On Sunday night, the 22nd annual New Yorker Festival closed out with a virtual talk between Jon Stewart and New Yorker editor David Remnick.
The former Daily Show host discussed a variety of topics, including his new—and decidedly more serious—Apple TV+ talk show, The Problem With Jon Stewart, a Trump 2024 run (“he’s got a very good chance”), and how he spent his time after leaving the trailblazing Comedy Central program he fronted for 16 years.
“For me personally, the way I experienced life was fuller,” Stewart said of his departure. “I had spent so much time singularly focused on The Daily Show, which is a very sort of eccentric process and one that is—I don’t want to say rote because it certainly wasn’t rote. But it was redundant.”
Stewart told Remnick that he took up drumming, driving, and reading for pleasure during his time off the air—in addition, of course, to fighting for benefits for 9/11 first responders and war veterans.
The most interesting portion of their chat concerned so-called cancel culture, or the idea that people are being unfairly “canceled” for voicing their unvarnished opinions. It’s become a bit of an obsession among comedians and right-wing pundits, in particular, who feel as though society has become too politically correct—though the evidence that people are actually being canceled en masse, and not simply criticized/held accountable for their actions, is paper thin.

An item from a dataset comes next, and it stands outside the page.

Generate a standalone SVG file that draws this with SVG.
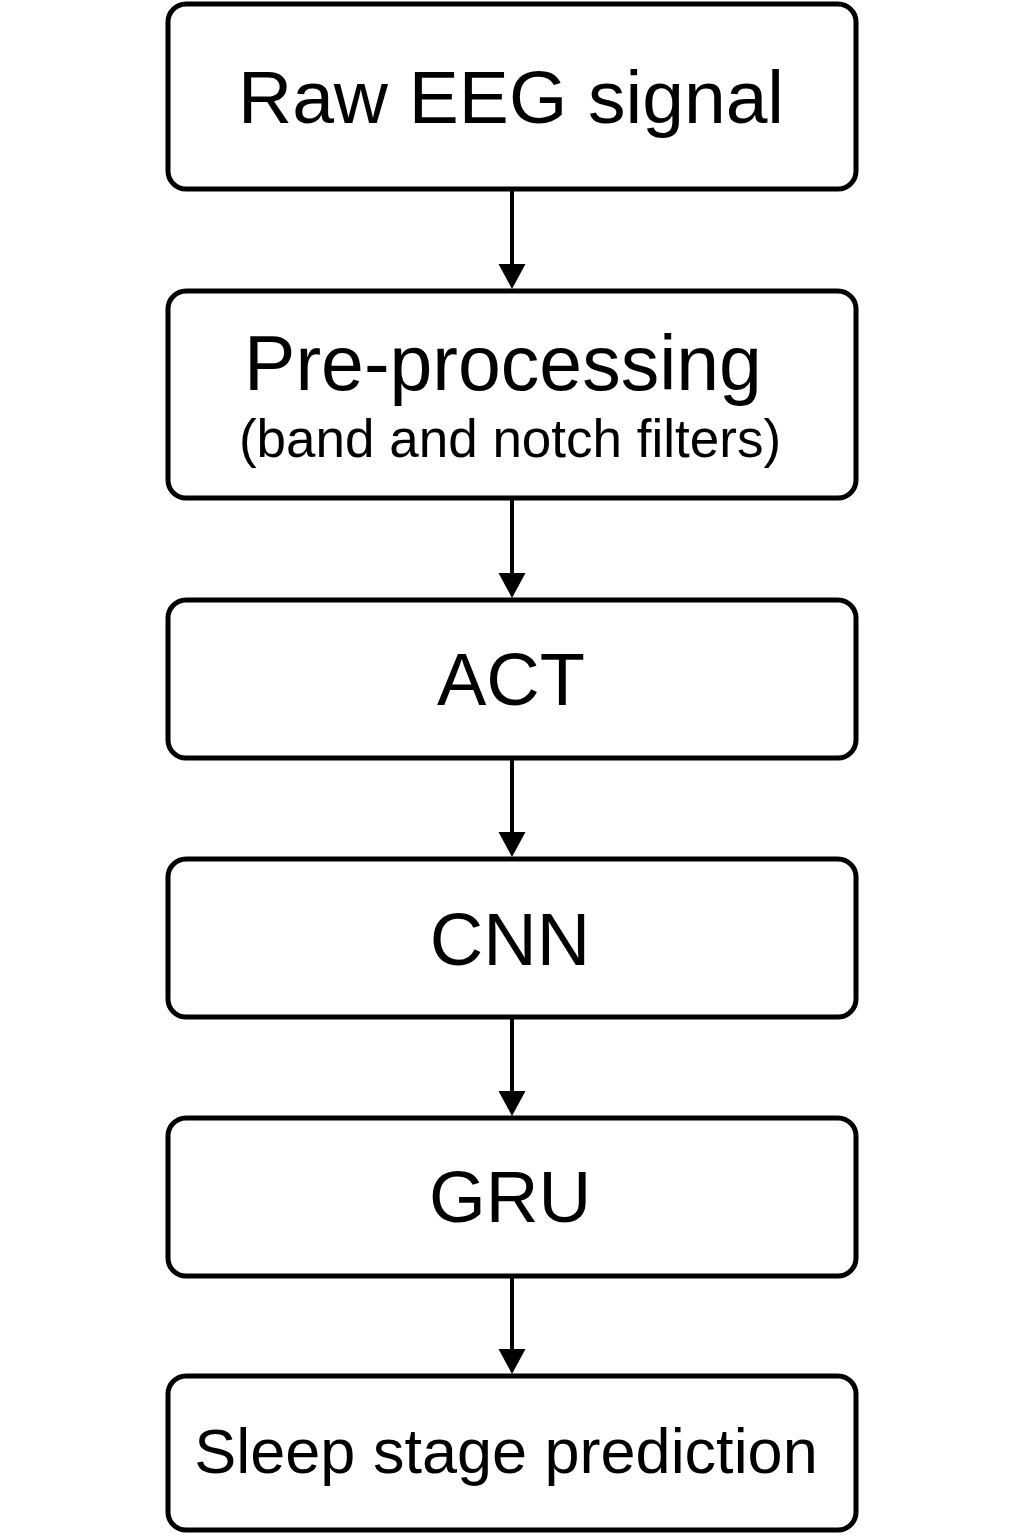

“People that talk about cancel culture never seem to shut the fuck up about it,” offered Stewart. “Like, there’s more speech now than ever before. It’s not ‘you can’t say it,’ it’s that when you say it—look, the internet has democratized criticism. What do we do for a living—we talk shit, we criticize, we postulate, we opine, we make jokes, and now other people are having their say. And that’s not cancel culture, that’s relentlessness. We live in a relentless culture. And the system of the internet and all those other things are incentivized to find the pressure points of that and exacerbate it.”